◆ **Exercise directions**: Skip the pictures and quote all of the lines exactly.

◆ **Collected material**:
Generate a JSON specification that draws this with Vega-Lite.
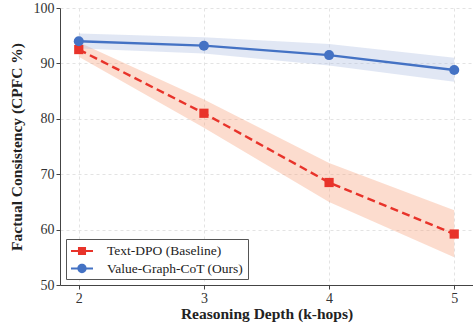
{
  "$schema": "https://vega.github.io/schema/vega-lite/v6.json",
  "width": 413,
  "height": 277,
  "autosize": {"type": "none"},
  "padding": {"left": 60, "top": 8, "right": 0, "bottom": 41},
  "config": {
    "font": "Liberation Serif",
    "view": {"stroke": null},
    "axis": {
      "labelFont": "Liberation Serif",
      "titleFont": "Liberation Serif",
      "labelFontSize": 14,
      "titleFontSize": 15.5,
      "titleFontWeight": "bold",
      "labelColor": "#333",
      "titleColor": "#222",
      "domainColor": "#444",
      "tickColor": "#444",
      "tickSize": 4,
      "labelPadding": 2,
      "gridColor": "#e3e3e3",
      "gridDash": [3, 3]
    },
    "legend": {
      "labelFont": "Liberation Serif", "labelFontSize": 13.5, "labelColor": "#222",
      "labelOffset": 17, "rowPadding": 2.5, "padding": 4, "symbolOffset": 4,
      "symbolSize": 240, "symbolOpacity": 1, "symbolStrokeWidth": 0,
      "strokeColor": "#555", "fillColor": "white", "cornerRadius": 0
    }
  },
  "data": {
    "values": [
      {"k": 2, "v": 92.5, "lo": 91.2, "hi": 93.8, "series": "Text-DPO (Baseline)"},
      {"k": 3, "v": 81.0, "lo": 78.4, "hi": 83.5, "series": "Text-DPO (Baseline)"},
      {"k": 4, "v": 68.5, "lo": 65.0, "hi": 72.0, "series": "Text-DPO (Baseline)"},
      {"k": 5, "v": 59.2, "lo": 55.0, "hi": 63.5, "series": "Text-DPO (Baseline)"},
      {"k": 2, "v": 94.0, "lo": 92.7, "hi": 95.4, "series": "Value-Graph-CoT (Ours)"},
      {"k": 3, "v": 93.2, "lo": 91.8, "hi": 94.7, "series": "Value-Graph-CoT (Ours)"},
      {"k": 4, "v": 91.5, "lo": 89.6, "hi": 93.5, "series": "Value-Graph-CoT (Ours)"},
      {"k": 5, "v": 88.8, "lo": 86.7, "hi": 91.0, "series": "Value-Graph-CoT (Ours)"}
    ]
  },
  "encoding": {
    "x": {
      "field": "k", "type": "quantitative",
      "scale": {"domain": [1.85, 5.15], "nice": false, "zero": false},
      "axis": {"values": [2, 3, 4, 5], "title": "Reasoning Depth (k-hops)", "format": "d", "titlePadding": 1}
    }
  },
  "layer": [
    {
      "transform": [{"filter": "datum.series === 'Text-DPO (Baseline)'"}],
      "mark": {"type": "area", "opacity": 0.35, "color": "#f59a72"},
      "encoding": {
        "y": {"field": "lo", "type": "quantitative",
          "scale": {"domain": [50, 100], "nice": false, "zero": false},
          "axis": {"values": [50, 60, 70, 80, 90, 100], "title": "Factual Consistency (CPFC %)", "titlePadding": 9}},
        "y2": {"field": "hi"}
      }
    },
    {
      "transform": [{"filter": "datum.series === 'Value-Graph-CoT (Ours)'"}],
      "mark": {"type": "area", "opacity": 0.35, "color": "#a9b9e0"},
      "encoding": {
        "y": {"field": "lo", "type": "quantitative"},
        "y2": {"field": "hi"}
      }
    },
    {
      "transform": [{"filter": "datum.series === 'Text-DPO (Baseline)'"}],
      "mark": {"type": "line", "strokeWidth": 2.4, "color": "#e8332a", "strokeDash": [8, 4.5]},
      "encoding": {"y": {"field": "v", "type": "quantitative"}}
    },
    {
      "transform": [{"filter": "datum.series === 'Value-Graph-CoT (Ours)'"}],
      "mark": {"type": "line", "strokeWidth": 2.4, "color": "#4472c4"},
      "encoding": {"y": {"field": "v", "type": "quantitative"}}
    },
    {
      "mark": {"type": "point", "filled": true, "opacity": 0},
      "encoding": {
        "y": {"field": "v", "type": "quantitative"},
        "shape": {"field": "series", "type": "nominal",
          "scale": {"domain": ["Text-DPO (Baseline)", "Value-Graph-CoT (Ours)"],
            "range": ["M-1.42,-0.13 L1.42,-0.13 L1.42,0.13 L-1.42,0.13 Z M-0.52,-0.52 L0.52,-0.52 L0.52,0.52 L-0.52,0.52 Z",
                      "M-1.42,-0.13 L1.42,-0.13 L1.42,0.13 L-1.42,0.13 Z M-0.6,0 A0.6,0.6 0 1,1 0.6,0 A0.6,0.6 0 1,1 -0.6,0 Z"]},
          "legend": {"title": null, "orient": "none", "legendX": 6, "legendY": 231}
        },
        "color": {"field": "series", "type": "nominal",
          "scale": {"domain": ["Text-DPO (Baseline)", "Value-Graph-CoT (Ours)"], "range": ["#e8332a", "#4472c4"]},
          "legend": {"title": null, "orient": "none", "legendX": 6, "legendY": 231}}
      }
    },
    {
      "transform": [{"filter": "datum.series === 'Text-DPO (Baseline)'"}],
      "mark": {"type": "point", "shape": "square", "filled": true, "opacity": 1, "size": 85, "color": "#e8332a"},
      "encoding": {"y": {"field": "v", "type": "quantitative"}}
    },
    {
      "transform": [{"filter": "datum.series === 'Value-Graph-CoT (Ours)'"}],
      "mark": {"type": "point", "shape": "circle", "filled": true, "opacity": 1, "size": 100, "color": "#4472c4"},
      "encoding": {"y": {"field": "v", "type": "quantitative"}}
    }
  ]
}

◆ **Task answer**:
Generate a JSON specification that draws this with Vega-Lite.
{
  "$schema": "https://vega.github.io/schema/vega-lite/v6.json",
  "width": 413,
  "height": 277,
  "autosize": {"type": "none"},
  "padding": {"left": 60, "top": 8, "right": 0, "bottom": 41},
  "config": {
    "font": "Liberation Serif",
    "view": {"stroke": null},
    "axis": {
      "labelFont": "Liberation Serif",
      "titleFont": "Liberation Serif",
      "labelFontSize": 14,
      "titleFontSize": 15.5,
      "titleFontWeight": "bold",
      "labelColor": "#333",
      "titleColor": "#222",
      "domainColor": "#444",
      "tickColor": "#444",
      "tickSize": 4,
      "labelPadding": 2,
      "gridColor": "#e3e3e3",
      "gridDash": [3, 3]
    },
    "legend": {
      "labelFont": "Liberation Serif", "labelFontSize": 13.5, "labelColor": "#222",
      "labelOffset": 17, "rowPadding": 2.5, "padding": 4, "symbolOffset": 4,
      "symbolSize": 240, "symbolOpacity": 1, "symbolStrokeWidth": 0,
      "strokeColor": "#555", "fillColor": "white", "cornerRadius": 0
    }
  },
  "data": {
    "values": [
      {"k": 2, "v": 92.5, "lo": 91.2, "hi": 93.8, "series": "Text-DPO (Baseline)"},
      {"k": 3, "v": 81.0, "lo": 78.4, "hi": 83.5, "series": "Text-DPO (Baseline)"},
      {"k": 4, "v": 68.5, "lo": 65.0, "hi": 72.0, "series": "Text-DPO (Baseline)"},
      {"k": 5, "v": 59.2, "lo": 55.0, "hi": 63.5, "series": "Text-DPO (Baseline)"},
      {"k": 2, "v": 94.0, "lo": 92.7, "hi": 95.4, "series": "Value-Graph-CoT (Ours)"},
      {"k": 3, "v": 93.2, "lo": 91.8, "hi": 94.7, "series": "Value-Graph-CoT (Ours)"},
      {"k": 4, "v": 91.5, "lo": 89.6, "hi": 93.5, "series": "Value-Graph-CoT (Ours)"},
      {"k": 5, "v": 88.8, "lo": 86.7, "hi": 91.0, "series": "Value-Graph-CoT (Ours)"}
    ]
  },
  "encoding": {
    "x": {
      "field": "k", "type": "quantitative",
      "scale": {"domain": [1.85, 5.15], "nice": false, "zero": false},
      "axis": {"values": [2, 3, 4, 5], "title": "Reasoning Depth (k-hops)", "format": "d", "titlePadding": 1}
    }
  },
  "layer": [
    {
      "transform": [{"filter": "datum.series === 'Text-DPO (Baseline)'"}],
      "mark": {"type": "area", "opacity": 0.35, "color": "#f59a72"},
      "encoding": {
        "y": {"field": "lo", "type": "quantitative",
          "scale": {"domain": [50, 100], "nice": false, "zero": false},
          "axis": {"values": [50, 60, 70, 80, 90, 100], "title": "Factual Consistency (CPFC %)", "titlePadding": 9}},
        "y2": {"field": "hi"}
      }
    },
    {
      "transform": [{"filter": "datum.series === 'Value-Graph-CoT (Ours)'"}],
      "mark": {"type": "area", "opacity": 0.35, "color": "#a9b9e0"},
      "encoding": {
        "y": {"field": "lo", "type": "quantitative"},
        "y2": {"field": "hi"}
      }
    },
    {
      "transform": [{"filter": "datum.series === 'Text-DPO (Baseline)'"}],
      "mark": {"type": "line", "strokeWidth": 2.4, "color": "#e8332a", "strokeDash": [8, 4.5]},
      "encoding": {"y": {"field": "v", "type": "quantitative"}}
    },
    {
      "transform": [{"filter": "datum.series === 'Value-Graph-CoT (Ours)'"}],
      "mark": {"type": "line", "strokeWidth": 2.4, "color": "#4472c4"},
      "encoding": {"y": {"field": "v", "type": "quantitative"}}
    },
    {
      "mark": {"type": "point", "filled": true, "opacity": 0},
      "encoding": {
        "y": {"field": "v", "type": "quantitative"},
        "shape": {"field": "series", "type": "nominal",
          "scale": {"domain": ["Text-DPO (Baseline)", "Value-Graph-CoT (Ours)"],
            "range": ["M-1.42,-0.13 L1.42,-0.13 L1.42,0.13 L-1.42,0.13 Z M-0.52,-0.52 L0.52,-0.52 L0.52,0.52 L-0.52,0.52 Z",
                      "M-1.42,-0.13 L1.42,-0.13 L1.42,0.13 L-1.42,0.13 Z M-0.6,0 A0.6,0.6 0 1,1 0.6,0 A0.6,0.6 0 1,1 -0.6,0 Z"]},
          "legend": {"title": null, "orient": "none", "legendX": 6, "legendY": 231}
        },
        "color": {"field": "series", "type": "nominal",
          "scale": {"domain": ["Text-DPO (Baseline)", "Value-Graph-CoT (Ours)"], "range": ["#e8332a", "#4472c4"]},
          "legend": {"title": null, "orient": "none", "legendX": 6, "legendY": 231}}
      }
    },
    {
      "transform": [{"filter": "datum.series === 'Text-DPO (Baseline)'"}],
      "mark": {"type": "point", "shape": "square", "filled": true, "opacity": 1, "size": 85, "color": "#e8332a"},
      "encoding": {"y": {"field": "v", "type": "quantitative"}}
    },
    {
      "transform": [{"filter": "datum.series === 'Value-Graph-CoT (Ours)'"}],
      "mark": {"type": "point", "shape": "circle", "filled": true, "opacity": 1, "size": 100, "color": "#4472c4"},
      "encoding": {"y": {"field": "v", "type": "quantitative"}}
    }
  ]
}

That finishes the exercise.